Paris ─ Dassault Systèmes reports IFRS unaudited financial results for the second quarter and first half ended June 30, 2011. These results were reviewed by the Company’s Board of Directors on July 27, 2011.
Summary Highlights (unaudited)
Software revenue growth up 18% (IFRS) and 16% (non-IFRS) in constant currencies
Net operating cash flow of €148 million
Version 6 deployments and signings included Jaguar Land Rover, Cessna, Alstom Transport and Benetton Group
Introduction of first Dassault Systèmes solution on the Cloud
Upgrading 2011 Financial Objectives on Q2 Performance
Bernard Charlès, Dassault Systèmes President and Chief Executive Officer, commented, “Dassault Systèmes delivered a very solid second quarter set of results. In particular, new licenses software revenue growth was up 36%, led by ENOVIA with a 49% increase, and a strong dynamic for the Company as a whole in high growth countries. CATIA had an excellent quarter with software revenue up 13% in constant currencies with Version 6 deployments, more active aerospace and automotive markets and a strong performance in the SMB channel.
“June was an important period for product launches, including our Version 6 Release 2012 and the introduction of our first Cloud services providing affordable and flexible usage for organizations and projects of any scale. Version 6 Release 2012 with its open architecture offers many improvements to enable companies to achieve efficient and secure inter-operability with their various enterprise systems. Exalead, acquired one year ago, further enables this data interoperability through its ability to find, integrate and analyze data wherever it resides in a simple, quick and cost effective manner thanks to its powerful search capabilities.”
- IFRS and non-IFRS total revenue increased 17% and 15%, respectively, principally reflecting strong software growth and to a lesser extent growth in services and other revenue. By region, growth was highest in Asia followed by the Americas and Europe. (All growth comparisons in constant currencies.)
- IFRS and non-IFRS software revenue grew 18% and 16%, respectively, on sharply higher new licenses revenue, which increased 36%. ENOVIA was the strongest with a 49% increase in new licenses revenue. (All growth comparisons in constant currencies.)
- IFRS and non-IFRS recurring software revenue grew 12% and 9%, respectively, benefiting from strong subscription renewal trends, increase in new licenses activity and higher rental revenue. (All growth comparisons in constant currencies.)
- IFRS PLM software revenue increased 20%. Non-IFRS PLM software revenue increased 17% with CATIA software revenue higher by 13%, ENOVIA by 22% and Other PLM by 22%. Other PLM includes SIMULIA, DELMIA, Exalead and 3DVIA. PLM software revenue growth benefited from a significant increase in new license revenue activity, including larger transaction sizes and strong activity in the PLM Value Solutions channel. (All growth comparisons in constant currencies.)
- Mainstream 3D (IFRS and non-IFRS) software revenue increased 11% in constant currencies on strong new licenses revenue and growth in maintenance revenue.
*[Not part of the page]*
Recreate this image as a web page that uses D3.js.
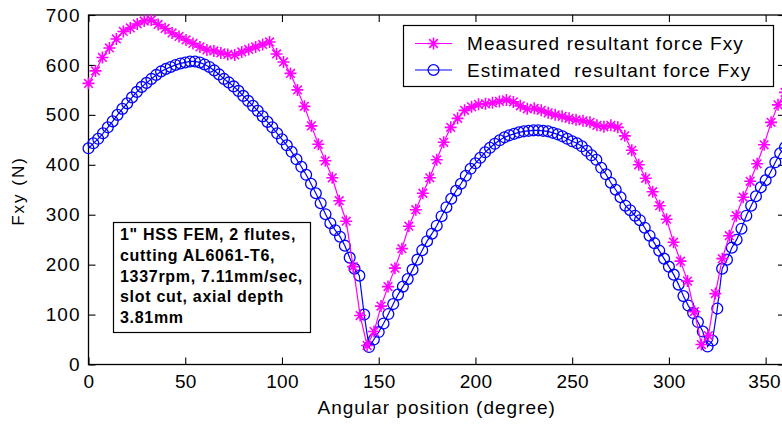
<!DOCTYPE html>
<html>
<head>
<meta charset="utf-8">
<script src="https://cdnjs.cloudflare.com/ajax/libs/d3/7.8.5/d3.min.js"></script>
<style>
body { margin: 0; background: #fff; }
svg text { font-family: Arial, "Liberation Sans", sans-serif; fill: #000; }
</style>
</head>
<body>
<svg id="chart" width="782" height="425"></svg>
<script>
// measured resultant force, sampled every 3.6 degrees
const measuredAngles = [
    0, 3.6, 7.2, 10.8, 14.4, 18, 21.6, 25.2, 28.8, 32.4,
    36, 39.6, 43.2, 46.8, 50.4, 54, 57.6, 61.2, 64.8, 68.4,
    72, 75.6, 79.2, 82.8, 86.4, 90, 93.6, 97.2, 100.8, 104.4,
    108, 111.6, 115.2, 118.8, 122.4, 126, 129.6, 133.2, 136.8, 140.4,
    144, 147.6, 151.2, 154.8, 158.4, 162, 165.6, 169.2, 172.8, 176.4,
    180, 183.6, 187.2, 190.8, 194.4, 198, 201.6, 205.2, 208.8, 212.4,
    216, 219.6, 223.2, 226.8, 230.4, 234, 237.6, 241.2, 244.8, 248.4,
    252, 255.6, 259.2, 262.8, 266.4, 270, 273.6, 277.2, 280.8, 284.4,
    288, 291.6, 295.2, 298.8, 302.4, 306, 309.6, 313.2, 316.8, 320.4,
    324, 327.6, 331.2, 334.8, 338.4, 342, 345.6, 349.2, 352.8, 356.4,
    360
];
const measuredForce = [
    563, 588, 615, 634, 652, 667, 674, 682, 688, 690,
    681, 673, 664, 657, 650, 643, 636, 630, 628, 624,
    621, 620, 626, 631, 636, 641, 646, 622, 606, 583,
    550, 517, 478, 441, 408, 374, 328, 287, 196, 98,
    38, 66, 117, 156, 193, 232, 277, 310, 343, 374,
    410, 445, 475, 493, 509, 516, 521, 522, 524, 527,
    530, 526, 518, 512, 513, 509, 504, 500, 497, 493,
    490, 488, 485, 479, 476, 479, 475, 458, 429, 400,
    373, 346, 318, 291, 245, 207, 167, 106, 40, 58,
    142, 212, 258, 298, 335, 367, 402, 440, 485, 520,
    545
];

// estimated resultant force, sampled every 2.5 degrees
const estimatedAngles = [
    0, 2.5, 5, 7.5, 10, 12.5, 15, 17.5, 20, 22.5,
    25, 27.5, 30, 32.5, 35, 37.5, 40, 42.5, 45, 47.5,
    50, 52.5, 55, 57.5, 60, 62.5, 65, 67.5, 70, 72.5,
    75, 77.5, 80, 82.5, 85, 87.5, 90, 92.5, 95, 97.5,
    100, 102.5, 105, 107.5, 110, 112.5, 115, 117.5, 120, 122.5,
    125, 127.5, 130, 132.5, 135, 137.5, 140, 142.5, 145, 147.5,
    150, 152.5, 155, 157.5, 160, 162.5, 165, 167.5, 170, 172.5,
    175, 177.5, 180, 182.5, 185, 187.5, 190, 192.5, 195, 197.5,
    200, 202.5, 205, 207.5, 210, 212.5, 215, 217.5, 220, 222.5,
    225, 227.5, 230, 232.5, 235, 237.5, 240, 242.5, 245, 247.5,
    250, 252.5, 255, 257.5, 260, 262.5, 265, 267.5, 270, 272.5,
    275, 277.5, 280, 282.5, 285, 287.5, 290, 292.5, 295, 297.5,
    300, 302.5, 305, 307.5, 310, 312.5, 315, 317.5, 320, 322.5,
    325, 327.5, 330, 332.5, 335, 337.5, 340, 342.5, 345, 347.5,
    350, 352.5, 355, 357.5, 360
];
const estimatedForce = [
    433, 443, 452, 463, 475, 487, 500, 512, 523, 535,
    546, 556, 564, 572, 580, 587, 592, 596, 600, 603,
    605, 607, 607, 605, 601, 596, 589, 581, 572, 565,
    557, 548, 538, 528, 518, 508, 497, 486, 475, 463,
    451, 439, 426, 411, 396, 380, 362, 343, 323, 301,
    283, 269, 256, 238, 214, 192, 178, 100, 35, 50,
    65, 82, 101, 121, 140, 156, 171, 190, 210, 229,
    247, 262, 278, 297, 315, 332, 348, 362, 378, 392,
    403, 414, 425, 434, 442, 449, 455, 459, 462, 465,
    467, 468, 469, 469, 468, 467, 464, 461, 457, 452,
    447, 443, 437, 428, 419, 410, 394, 381, 364, 350,
    335, 318, 309, 298, 289, 274, 258, 243, 228, 212,
    196, 180, 160, 137, 118, 103, 85, 66, 36, 48,
    112, 192, 210, 234, 250, 272, 298, 318, 337, 355,
    369, 385, 405, 423, 435
];

const xTicks = [0, 50, 100, 150, 200, 250, 300, 350];
const yTicks = [0, 100, 200, 300, 400, 500, 600, 700];

const seriesNames = ['Measured resultant force Fxy', 'Estimated  resultant force Fxy'];
const noteLines = [
    '1" HSS FEM, 2 flutes,',
    'cutting AL6061-T6,',
    '1337rpm, 7.11mm/sec,',
    'slot cut, axial depth',
    '3.81mm'
];

const measuredColor = '#ff00ff';
const estimatedColor = '#0000ff';

// plot box (right edge runs just past the picture)
const plotLeft = 88.5, plotRight = 785, plotTop = 15, plotBottom = 364.5;

const svg = d3.select('#chart');

const x = d3.scaleLinear().domain([0, 360]).range([plotLeft, plotRight]);
const y = d3.scaleLinear().domain([0, 700]).range([plotBottom, plotTop]);

// star marker like matlab '*' : plus and cross together
function starPath(cx, cy, r) {
    const d = r * 0.72;
    return `M${cx - r},${cy}L${cx + r},${cy}M${cx},${cy - r}L${cx},${cy + r}` +
        `M${cx - d},${cy - d}L${cx + d},${cy + d}M${cx - d},${cy + d}L${cx + d},${cy - d}`;
}

function styleTicks(g, spacing) {
    g.select('.domain').remove();
    g.selectAll('line').attr('stroke', '#000').attr('stroke-width', 1.1);
    g.selectAll('text')
        .style('font-size', '19px')
        .style('letter-spacing', spacing)
        .attr('fill', '#000');
}

// axes, ticks inward on all four sides
svg.append('g')
    .attr('transform', `translate(0,${plotBottom})`)
    .call(d3.axisBottom(x).tickValues(xTicks).tickSizeInner(-7).tickSizeOuter(0).tickPadding(10))
    .call(styleTicks, '0.3px');
svg.append('g')
    .attr('transform', `translate(0,${plotTop})`)
    .call(d3.axisTop(x).tickValues(xTicks).tickSizeInner(-7).tickSizeOuter(0).tickFormat(''))
    .call(styleTicks, '0px');
svg.append('g')
    .attr('transform', `translate(${plotLeft},0)`)
    .call(d3.axisLeft(y).tickValues(yTicks).tickSizeInner(-7).tickSizeOuter(0).tickPadding(8))
    .call(styleTicks, '1px');
svg.append('g')
    .attr('transform', `translate(${plotRight},0)`)
    .call(d3.axisRight(y).tickValues(yTicks).tickSizeInner(-7).tickSizeOuter(0).tickFormat(''))
    .call(styleTicks, '0px');

// last x label sits right at the picture edge, pull it in a little
svg.selectAll('g.tick text')
    .filter(d => d === 350)
    .attr('dx', '-1.5');

svg.append('rect')
    .attr('x', plotLeft).attr('y', plotTop)
    .attr('width', plotRight - plotLeft).attr('height', plotBottom - plotTop)
    .attr('fill', 'none').attr('stroke', '#000').attr('stroke-width', 1.3);

const estData = estimatedAngles.map((a, i) => [a, estimatedForce[i]]);
const measData = measuredAngles.map((a, i) => [a, measuredForce[i]]);

const line = d3.line().x(d => x(d[0])).y(d => y(d[1]));

// estimated series
svg.append('path')
    .datum(estData)
    .attr('d', line)
    .attr('fill', 'none')
    .attr('stroke', estimatedColor)
    .attr('stroke-width', 1.2);

svg.append('g').selectAll('circle')
    .data(estData)
    .enter().append('circle')
    .attr('cx', d => x(d[0]))
    .attr('cy', d => y(d[1]))
    .attr('r', 5.4)
    .attr('fill', 'none')
    .attr('stroke', estimatedColor)
    .attr('stroke-width', 1.3);

// measured series
svg.append('path')
    .datum(measData)
    .attr('d', line)
    .attr('fill', 'none')
    .attr('stroke', measuredColor)
    .attr('stroke-width', 1.2);

svg.append('g').selectAll('path')
    .data(measData)
    .enter().append('path')
    .attr('d', d => starPath(x(d[0]), y(d[1]), 6))
    .attr('fill', 'none')
    .attr('stroke', measuredColor)
    .attr('stroke-width', 1.6);

// axis labels
svg.append('text')
    .attr('x', (plotLeft + plotRight) / 2)
    .attr('y', 414)
    .attr('text-anchor', 'middle')
    .style('font-size', '19px')
    .style('letter-spacing', '1px')
    .text('Angular position (degree)');

svg.append('text')
    .attr('transform', 'translate(23.5,191) rotate(-90)')
    .attr('text-anchor', 'middle')
    .style('font-size', '17px')
    .style('letter-spacing', '2px')
    .text('Fxy (N)');

// legend
const legend = svg.append('g');
legend.append('rect')
    .attr('x', 403.5).attr('y', 25.5)
    .attr('width', 370).attr('height', 61)
    .attr('fill', '#fff').attr('stroke', '#000').attr('stroke-width', 1.2);

const legendRows = [
    { name: seriesNames[0], color: measuredColor, marker: 'star', cy: 43.5, base: 50 },
    { name: seriesNames[1], color: estimatedColor, marker: 'circle', cy: 70, base: 77 }
];
legendRows.forEach(row => {
    legend.append('line')
        .attr('x1', 415).attr('x2', 452)
        .attr('y1', row.cy).attr('y2', row.cy)
        .attr('stroke', row.color).attr('stroke-width', 1.2);
    if (row.marker === 'star') {
        legend.append('path')
            .attr('d', starPath(433.5, row.cy, 6))
            .attr('fill', 'none').attr('stroke', row.color).attr('stroke-width', 1.6);
    } else {
        legend.append('circle')
            .attr('cx', 433.5).attr('cy', row.cy).attr('r', 5.4)
            .attr('fill', 'none').attr('stroke', row.color).attr('stroke-width', 1.3);
    }
    legend.append('text')
        .attr('x', 467).attr('y', row.base)
        .style('font-size', '19px')
        .style('letter-spacing', '1.1px')
        .style('white-space', 'pre')
        .text(row.name);
});

// cutting conditions note
const note = svg.append('g');
note.append('rect')
    .attr('x', 113.5).attr('y', 222.5)
    .attr('width', 197).attr('height', 110)
    .attr('fill', '#fff').attr('stroke', '#000').attr('stroke-width', 1.2);
note.selectAll('text.note')
    .data(noteLines)
    .enter().append('text')
    .attr('class', 'note')
    .attr('x', 120)
    .attr('y', (d, i) => 240 + i * 20.8)
    .style('font-size', '16px')
    .style('font-weight', 'bold')
    .style('letter-spacing', '0.7px')
    .text(d => d);
</script>
</body>
</html>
New SolidWorks commercial seats licensed in the second quarter increased 22% to 11,893 seats.
- Earnings growth benefited from operating leverage offset in part by strong currency headwinds. IFRS earnings per diluted share increased 30% to €0.52. Non-IFRS earnings per diluted share increased 10% to €0.64 and excluding currency effects, increased 16%. The IFRS operating margin was 21.7% and the non-IFRS operating margin was 28.0% in the 2011 second quarter.
Thibault de Tersant, Senior Executive Vice President and CFO, commented, “The second quarter exceeded our expectations on very healthy demand for our software solutions, with the upside coming both from new licenses revenue and recurring revenue. This performance translated into non-IFRS EPS growth of 10%, and would have been 16% without currency headwinds.
“We are upgrading our 2011 financial objectives for the full €20 million second quarter revenue over-performance, leading to a 2011 revenue growth outlook of 11 to 12% in constant currencies, and earnings per share growth of about 8 to 12% in spite of currency headwinds.
“With respect to second half growth comparisons, let me remind you that our 2010 third quarter revenue was well above our historic seasonal revenue trend. For the 2011 third quarter and second half, our objectives incorporate a sequential revenue outlook range in line with historic patterns. Secondly, with respect to recurring revenue, we had an important level of maintenance recoveries in the 2010 second half, as we outlined last year, which were one-time in nature.
“Overall, we are well positioned going into the second half of the year, and despite the uncertainty of the global economic environment, we have increased confidence in our 2011 financial objectives thanks to our second quarter results.”